### WHAT THE TASK ASKS
Omit every picture and return the rest of the data unaltered.

### DATA

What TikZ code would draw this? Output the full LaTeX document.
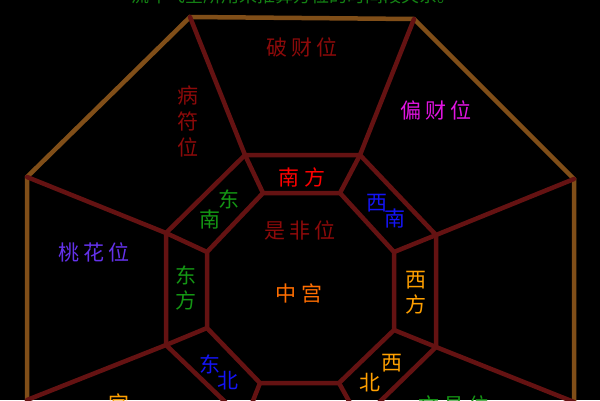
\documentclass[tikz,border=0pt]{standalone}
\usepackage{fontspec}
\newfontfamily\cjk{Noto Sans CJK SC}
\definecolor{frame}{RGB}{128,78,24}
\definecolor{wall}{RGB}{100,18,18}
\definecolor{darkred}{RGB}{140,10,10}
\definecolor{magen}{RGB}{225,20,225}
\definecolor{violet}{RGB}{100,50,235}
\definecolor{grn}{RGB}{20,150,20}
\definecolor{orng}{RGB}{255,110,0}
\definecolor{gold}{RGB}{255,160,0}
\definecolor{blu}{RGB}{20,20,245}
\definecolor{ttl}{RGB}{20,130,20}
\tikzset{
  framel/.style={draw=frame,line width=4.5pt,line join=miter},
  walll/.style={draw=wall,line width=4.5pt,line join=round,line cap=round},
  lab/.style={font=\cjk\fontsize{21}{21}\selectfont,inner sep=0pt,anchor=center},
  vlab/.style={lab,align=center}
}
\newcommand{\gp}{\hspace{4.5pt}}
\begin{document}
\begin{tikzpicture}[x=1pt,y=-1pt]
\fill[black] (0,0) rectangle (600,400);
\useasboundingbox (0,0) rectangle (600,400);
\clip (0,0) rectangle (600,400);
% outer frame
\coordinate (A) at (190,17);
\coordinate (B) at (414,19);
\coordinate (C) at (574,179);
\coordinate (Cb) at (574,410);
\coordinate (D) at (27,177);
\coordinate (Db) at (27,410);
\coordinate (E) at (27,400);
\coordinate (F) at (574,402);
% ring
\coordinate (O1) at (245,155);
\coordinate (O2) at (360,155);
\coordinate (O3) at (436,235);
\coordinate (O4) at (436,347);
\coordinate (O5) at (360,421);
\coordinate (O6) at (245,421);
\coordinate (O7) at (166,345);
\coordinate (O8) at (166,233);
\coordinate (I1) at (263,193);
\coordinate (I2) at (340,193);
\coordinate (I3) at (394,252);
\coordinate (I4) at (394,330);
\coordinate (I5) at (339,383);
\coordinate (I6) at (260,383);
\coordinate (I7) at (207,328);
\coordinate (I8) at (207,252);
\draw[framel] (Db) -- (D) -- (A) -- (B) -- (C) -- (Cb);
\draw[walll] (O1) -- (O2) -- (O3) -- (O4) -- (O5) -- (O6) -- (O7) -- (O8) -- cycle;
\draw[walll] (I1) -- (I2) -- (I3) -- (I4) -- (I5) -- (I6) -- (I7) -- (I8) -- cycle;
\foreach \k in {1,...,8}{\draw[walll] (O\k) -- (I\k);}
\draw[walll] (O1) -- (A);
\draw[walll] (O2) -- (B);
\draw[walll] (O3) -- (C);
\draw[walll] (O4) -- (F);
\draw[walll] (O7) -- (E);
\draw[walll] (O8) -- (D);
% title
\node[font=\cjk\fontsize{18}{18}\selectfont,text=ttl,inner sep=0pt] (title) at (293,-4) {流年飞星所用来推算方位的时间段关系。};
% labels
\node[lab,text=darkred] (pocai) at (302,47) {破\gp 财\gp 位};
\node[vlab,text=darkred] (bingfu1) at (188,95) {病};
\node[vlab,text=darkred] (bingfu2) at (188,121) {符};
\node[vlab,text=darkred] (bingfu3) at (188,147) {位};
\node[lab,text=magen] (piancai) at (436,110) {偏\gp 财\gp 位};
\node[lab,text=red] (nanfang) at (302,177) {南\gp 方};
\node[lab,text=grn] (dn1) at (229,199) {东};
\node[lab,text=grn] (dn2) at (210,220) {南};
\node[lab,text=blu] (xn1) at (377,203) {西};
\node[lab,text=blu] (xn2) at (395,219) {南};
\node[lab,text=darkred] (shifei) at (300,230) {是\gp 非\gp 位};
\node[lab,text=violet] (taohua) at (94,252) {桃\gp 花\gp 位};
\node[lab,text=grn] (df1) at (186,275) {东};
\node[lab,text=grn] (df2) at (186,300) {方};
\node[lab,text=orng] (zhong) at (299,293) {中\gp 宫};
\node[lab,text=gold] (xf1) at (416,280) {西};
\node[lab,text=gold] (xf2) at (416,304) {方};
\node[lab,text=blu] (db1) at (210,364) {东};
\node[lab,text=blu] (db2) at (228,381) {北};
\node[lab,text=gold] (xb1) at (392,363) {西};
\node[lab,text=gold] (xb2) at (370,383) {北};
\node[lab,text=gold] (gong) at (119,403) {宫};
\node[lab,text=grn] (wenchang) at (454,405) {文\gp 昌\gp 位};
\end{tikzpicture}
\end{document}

### RIGHT ANSWER
What TikZ code would draw this? Output the full LaTeX document.
\documentclass[tikz,border=0pt]{standalone}
\usepackage{fontspec}
\newfontfamily\cjk{Noto Sans CJK SC}
\definecolor{frame}{RGB}{128,78,24}
\definecolor{wall}{RGB}{100,18,18}
\definecolor{darkred}{RGB}{140,10,10}
\definecolor{magen}{RGB}{225,20,225}
\definecolor{violet}{RGB}{100,50,235}
\definecolor{grn}{RGB}{20,150,20}
\definecolor{orng}{RGB}{255,110,0}
\definecolor{gold}{RGB}{255,160,0}
\definecolor{blu}{RGB}{20,20,245}
\definecolor{ttl}{RGB}{20,130,20}
\tikzset{
  framel/.style={draw=frame,line width=4.5pt,line join=miter},
  walll/.style={draw=wall,line width=4.5pt,line join=round,line cap=round},
  lab/.style={font=\cjk\fontsize{21}{21}\selectfont,inner sep=0pt,anchor=center},
  vlab/.style={lab,align=center}
}
\newcommand{\gp}{\hspace{4.5pt}}
\begin{document}
\begin{tikzpicture}[x=1pt,y=-1pt]
\fill[black] (0,0) rectangle (600,400);
\useasboundingbox (0,0) rectangle (600,400);
\clip (0,0) rectangle (600,400);
% outer frame
\coordinate (A) at (190,17);
\coordinate (B) at (414,19);
\coordinate (C) at (574,179);
\coordinate (Cb) at (574,410);
\coordinate (D) at (27,177);
\coordinate (Db) at (27,410);
\coordinate (E) at (27,400);
\coordinate (F) at (574,402);
% ring
\coordinate (O1) at (245,155);
\coordinate (O2) at (360,155);
\coordinate (O3) at (436,235);
\coordinate (O4) at (436,347);
\coordinate (O5) at (360,421);
\coordinate (O6) at (245,421);
\coordinate (O7) at (166,345);
\coordinate (O8) at (166,233);
\coordinate (I1) at (263,193);
\coordinate (I2) at (340,193);
\coordinate (I3) at (394,252);
\coordinate (I4) at (394,330);
\coordinate (I5) at (339,383);
\coordinate (I6) at (260,383);
\coordinate (I7) at (207,328);
\coordinate (I8) at (207,252);
\draw[framel] (Db) -- (D) -- (A) -- (B) -- (C) -- (Cb);
\draw[walll] (O1) -- (O2) -- (O3) -- (O4) -- (O5) -- (O6) -- (O7) -- (O8) -- cycle;
\draw[walll] (I1) -- (I2) -- (I3) -- (I4) -- (I5) -- (I6) -- (I7) -- (I8) -- cycle;
\foreach \k in {1,...,8}{\draw[walll] (O\k) -- (I\k);}
\draw[walll] (O1) -- (A);
\draw[walll] (O2) -- (B);
\draw[walll] (O3) -- (C);
\draw[walll] (O4) -- (F);
\draw[walll] (O7) -- (E);
\draw[walll] (O8) -- (D);
% title
\node[font=\cjk\fontsize{18}{18}\selectfont,text=ttl,inner sep=0pt] (title) at (293,-4) {流年飞星所用来推算方位的时间段关系。};
% labels
\node[lab,text=darkred] (pocai) at (302,47) {破\gp 财\gp 位};
\node[vlab,text=darkred] (bingfu1) at (188,95) {病};
\node[vlab,text=darkred] (bingfu2) at (188,121) {符};
\node[vlab,text=darkred] (bingfu3) at (188,147) {位};
\node[lab,text=magen] (piancai) at (436,110) {偏\gp 财\gp 位};
\node[lab,text=red] (nanfang) at (302,177) {南\gp 方};
\node[lab,text=grn] (dn1) at (229,199) {东};
\node[lab,text=grn] (dn2) at (210,220) {南};
\node[lab,text=blu] (xn1) at (377,203) {西};
\node[lab,text=blu] (xn2) at (395,219) {南};
\node[lab,text=darkred] (shifei) at (300,230) {是\gp 非\gp 位};
\node[lab,text=violet] (taohua) at (94,252) {桃\gp 花\gp 位};
\node[lab,text=grn] (df1) at (186,275) {东};
\node[lab,text=grn] (df2) at (186,300) {方};
\node[lab,text=orng] (zhong) at (299,293) {中\gp 宫};
\node[lab,text=gold] (xf1) at (416,280) {西};
\node[lab,text=gold] (xf2) at (416,304) {方};
\node[lab,text=blu] (db1) at (210,364) {东};
\node[lab,text=blu] (db2) at (228,381) {北};
\node[lab,text=gold] (xb1) at (392,363) {西};
\node[lab,text=gold] (xb2) at (370,383) {北};
\node[lab,text=gold] (gong) at (119,403) {宫};
\node[lab,text=grn] (wenchang) at (454,405) {文\gp 昌\gp 位};
\end{tikzpicture}
\end{document}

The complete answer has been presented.